When Multiple LLCs Make More Sense
Multiple LLCs may be worth the extra cost and administration when:
- Different business lines have different risk levels
- You want to separate real estate, operating businesses, or high-liability services
- Business partners are involved in one venture but not another
- You need distinct ownership, accounting, or financing structures
- One company’s problems should not affect the others
In these situations, separate LLCs can provide more control and a cleaner legal framework for growth.
Common Mistakes to Avoid
Business owners often run into trouble when they treat a DBA like a separate company. It is not.
Avoid these mistakes:
- Assuming a DBA provides liability protection
- Using one bank account for multiple entities
- Signing contracts under the wrong legal name
- Skipping required annual filings for an LLC
- Failing to register a DBA where state law requires it
- Creating multiple LLCs without a clear operational plan
These mistakes can undermine the benefits of the structure you choose and create avoidable compliance issues.
How Zenind Can Help
Whether you are forming a new LLC or managing compliance across several entities, staying organized matters. Zenind helps entrepreneurs handle formation and ongoing business compliance with a practical, technology-driven process.

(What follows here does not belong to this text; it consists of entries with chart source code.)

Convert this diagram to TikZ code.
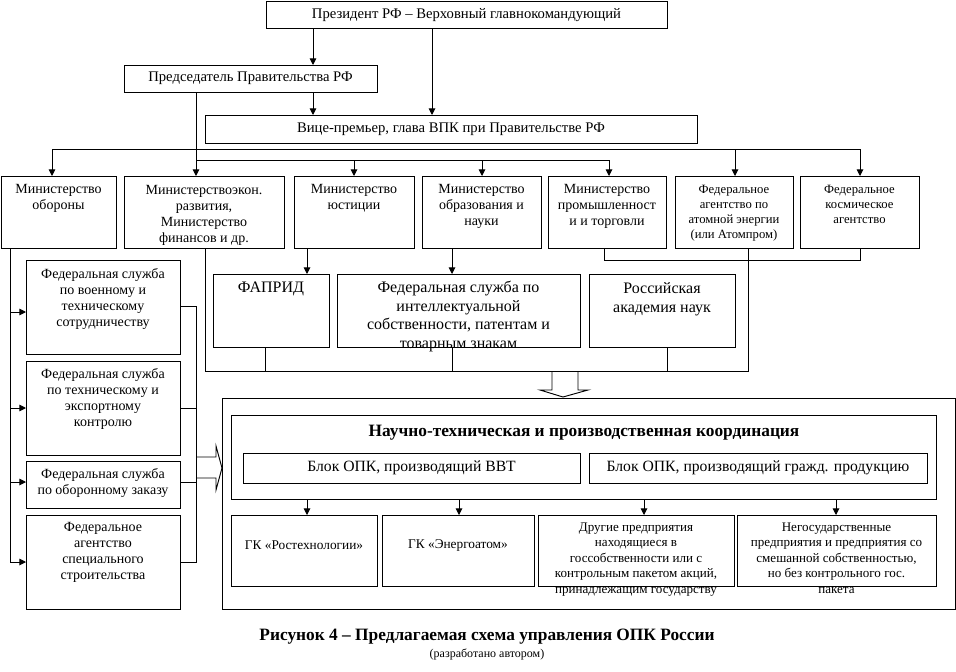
\documentclass[tikz,border=0pt]{standalone}
\usepackage{fontspec}
\setmainfont{Liberation Serif}
\usetikzlibrary{arrows.meta,calc}
\tikzset{
  bx/.style={draw, rectangle, inner sep=0pt, outer sep=0pt, anchor=north west, line width=0.7pt},
  ln/.style={line width=0.7pt},
  arr/.style={line width=0.7pt, -{Triangle[length=5pt,width=5pt]}},
  fa/.style={inner sep=0pt, align=center, anchor=north, font=\fontsize{10.5}{12}\selectfont},
  fb/.style={inner sep=0pt, align=center, anchor=north, font=\fontsize{9.5}{11.2}\selectfont},
  fbb/.style={inner sep=0pt, align=center, anchor=north, font=\fontsize{9.8}{11.6}\selectfont},
  fc/.style={inner sep=0pt, align=center, anchor=north, font=\fontsize{12}{14}\selectfont},
  one/.style={inner sep=0pt, anchor=center, font=\fontsize{11}{13}\selectfont},
  blk/.style={inner sep=0pt, anchor=center, font=\fontsize{11.75}{14}\selectfont},
  gk/.style={inner sep=0pt, anchor=center, font=\fontsize{10}{12}\selectfont},
  ttl/.style={inner sep=0pt, anchor=center, font=\fontsize{13}{15}\bfseries\selectfont},
}
\newcommand\bx[5]{\node[bx, minimum width={(#4-#2)*0.75pt}, minimum height={(#5-#3)*0.75pt}] (#1) at (#2,#3) {};}
\begin{document}
\begin{tikzpicture}[x=0.75pt,y=-0.75pt]
\useasboundingbox (0,0) rectangle (956,671);
% boxes
\bx{pres}{266}{1}{667}{28}
\bx{chair}{124}{65}{377}{92}
\bx{vice}{205}{115}{697}{143}
\bx{obor}{1}{176}{116}{248}
\bx{econ}{124}{176}{284}{248}
\bx{just}{294}{176}{414}{248}
\bx{edu}{422}{176}{541}{248}
\bx{prom}{548}{176}{666}{248}
\bx{atom}{675}{176}{793}{248}
\bx{space}{800}{176}{919}{248}
\bx{fs1}{26}{260}{180}{354}
\bx{fs2}{26}{361}{180}{455}
\bx{fs3}{26}{461}{180}{508}
\bx{fs4}{26}{515}{180}{609}
\bx{fap}{213}{274}{329}{347}
\bx{fsip}{337}{274}{580}{347}
\bx{ran}{589}{274}{735}{347}
\bx{outer}{222}{398}{955}{609}
\bx{coord}{231}{415}{936}{499}
\bx{bvvt}{243}{453}{580}{483}
\bx{bciv}{589}{453}{927}{483}
\bx{gk1}{231}{515}{377}{586}
\bx{gk2}{382}{515}{534}{586}
\bx{oth}{538}{515}{734}{586}
\bx{ngs}{737}{515}{936}{586}
% texts
\node[one] (tpres) at ($(pres.center)+(0,0.5)$) {Президент РФ – Верховный главнокомандующий};
\node[one] (tchair) at (chair.center) {Председатель Правительства РФ};
\node[one] (tvice) at (vice.center) {Вице-премьер, глава ВПК при Правительстве РФ};
\node[fa] (tobor) at ($(obor.north)+(0,6.3)$) {\strut Министерство\\обороны};
\node[fa] (tecon) at ($(econ.north)+(0,7)$) {\strut Министерствоэкон.\\развития,\\Министерство\\финансов и др.};
\node[fa] (tjust) at ($(just.north)+(0,6.3)$) {\strut Министерство\\юстиции};
\node[fa] (tedu) at ($(edu.north)+(0,6.3)$) {\strut Министерство\\образования и\\науки};
\node[fa] (tprom) at ($(prom.north)+(0,6.3)$) {\strut Министерство\\промышленност\\и и торговли};
\node[fb] (tatom) at ($(atom.north)+(0,6.75)$) {\strut Федеральное\\агентство по\\атомной энергии\\(или Атомпром)};
\node[fb] (tspace) at ($(space.north)+(0,6.75)$) {\strut Федеральное\\космическое\\агентство};
\node[fa] (tfs1) at ($(fs1.north)+(0,7.3)$) {\strut Федеральная служба\\по военному и\\техническому\\сотрудничеству};
\node[fa] (tfs2) at ($(fs2.north)+(0,6.3)$) {\strut Федеральная служба\\по техническому и\\экспортному\\контролю};
\node[fa] (tfs3) at ($(fs3.north)+(0,6.3)$) {\strut Федеральная служба\\по оборонному заказу};
\node[fa] (tfs4) at ($(fs4.north)+(0,5.3)$) {\strut Федеральное\\агентство\\специального\\строительства};
\node[fc] (tfap) at ($(fap.north)+(0,5)$) {\strut ФАПРИД};
\node[fc] (tfsip) at ($(fsip.north)+(0,5)$) {\strut Федеральная служба по\\интеллектуальной\\собственности, патентам и\\товарным знакам};
\node[fc] (tran) at ($(ran.north)+(0,6)$) {\strut Российская\\академия наук};
\node[ttl] (ttitle) at (584,433) {Научно-техническая и производственная координация};
\node[blk] (tbvvt) at (bvvt.center) {Блок ОПК, производящий ВВТ};
\node[blk] (tbciv) at (bciv.center) {Блок ОПК, производящий гражд. продукцию};
\node[gk] (tgk1) at (304,545) {ГК «Ростехнологии»};
\node[gk] (tgk2) at (458,545) {ГК «Энергоатом»};
\node[fbb] (toth) at ($(oth.north)+(0,5.2)$) {\strut Другие предприятия\\находящиеся в\\госсобственности или с\\контрольным пакетом акций,\\принадлежащим государству};
\node[fbb] (tngs) at ($(ngs.north)+(0,5.2)$) {\strut Негосударственные\\предприятия и предприятия со\\смешанной собственностью,\\но без контрольного гос.\\пакета};
\node[ttl] (cap) at (487,637) {Рисунок 4 – Предлагаемая схема управления ОПК России};
\node[inner sep=0pt, font=\fontsize{9}{10}\selectfont] (sub) at (487,654) {(разработано автором)};
% column / row coordinates
\foreach \x in {10,52,196,205,265,307,313,354,432,452,459,482,604,609,644,667,735,748,836,860}
  \coordinate (c\x) at (\x,0);
\foreach \y in {149,160,260,306,312,371,482}
  \coordinate (r\y) at (0,\y);
% top connectors
\draw[arr] (pres.south -| c313) -- (chair.north -| c313);
\draw[arr] (pres.south -| c432) -- (vice.north -| c432);
\draw[arr] (chair.south -| c313) -- (vice.north -| c313);
\draw[arr] (chair.south -| c196) -- (econ.north -| c196);
\draw[ln] (c52 |- r149) -- (c860 |- r149);
\draw[arr] (c52 |- r149) -- (obor.north -| c52);
\draw[arr] (c735 |- r149) -- (atom.north -| c735);
\draw[arr] (c860 |- r149) -- (space.north -| c860);
\draw[ln] (c196 |- r160) -- (c609 |- r160);
\draw[arr] (c354 |- r160) -- (just.north -| c354);
\draw[arr] (c482 |- r160) -- (edu.north -| c482);
\draw[arr] (c609 |- r160) -- (prom.north -| c609);
% left services
\draw[ln] (obor.south -| c10) -- (c10 |- fs4.west);
\draw[arr] (c10 |- r312) -- (fs1.west |- r312);
\draw[arr] (c10 |- fs2.west) -- (fs2.west);
\draw[arr] (c10 |- r482) -- (fs3.west |- r482);
\draw[arr] (c10 |- fs4.west) -- (fs4.west);
\draw[ln] (fs1.east |- r306) -- (c196 |- r306) -- (c196 |- fs4.east) -- (fs4.east);
\draw[ln] (fs2.east) -- (fs2.east -| c196);
\draw[ln] (fs3.east |- r482) -- (c196 |- r482);
% middle
\draw[arr] (just.south -| c307) -- (fap.north -| c307);
\draw[arr] (edu.south -| c452) -- (fsip.north -| c452);
\draw[ln] (econ.south -| c205) -- (c205 |- r371) -- (c748 |- r371) -- (atom.south -| c748);
\draw[ln] (prom.south -| c604) -- (c604 |- r260) -- (c860 |- r260) -- (space.south -| c860);
\draw[ln] (fap.south -| c265) -- (c265 |- r371);
\draw[ln] (fsip.south -| c452) -- (c452 |- r371);
\draw[ln] (ran.south -| c667) -- (c667 |- r371);
% hollow arrows
\draw[ln] (552,371) -- (552,390) -- (540,390) -- (563,397) -- (588,390) -- (578,390) -- (578,371);
\draw[ln] (196,457) -- (216,457) -- (216,446) -- (222,468) -- (216,490) -- (216,478) -- (196,478);
% bottom arrows
\draw[arr] (coord.south -| c307) -- (gk1.north -| c307);
\draw[arr] (coord.south -| c459) -- (gk2.north -| c459);
\draw[arr] (coord.south -| c644) -- (oth.north -| c644);
\draw[arr] (coord.south -| c836) -- (ngs.north -| c836);
\end{tikzpicture}
\end{document}
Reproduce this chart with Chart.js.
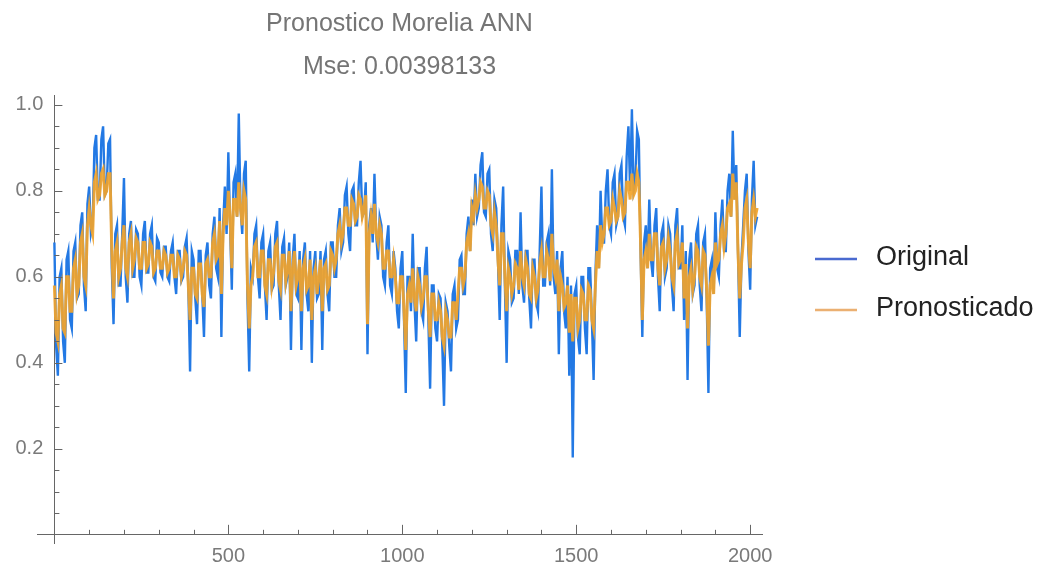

If you are deciding between a DBA and multiple LLCs, Zenind can help you move forward with a structure that fits your goals and reduce the friction that often comes with state filings, compliance deadlines, and entity maintenance.
Final Takeaway
The choice between a DBA and multiple LLCs comes down to what you need most: a new public name, or a separate legal entity.
A DBA is simple and cost-effective, but it does not create liability protection. Multiple LLCs require more effort and expense, but they can provide stronger separation between business lines and better support long-term growth.
If you are unsure which approach fits your business, evaluate your risk, your brand strategy, your tax setup, and your tolerance for compliance work before you file.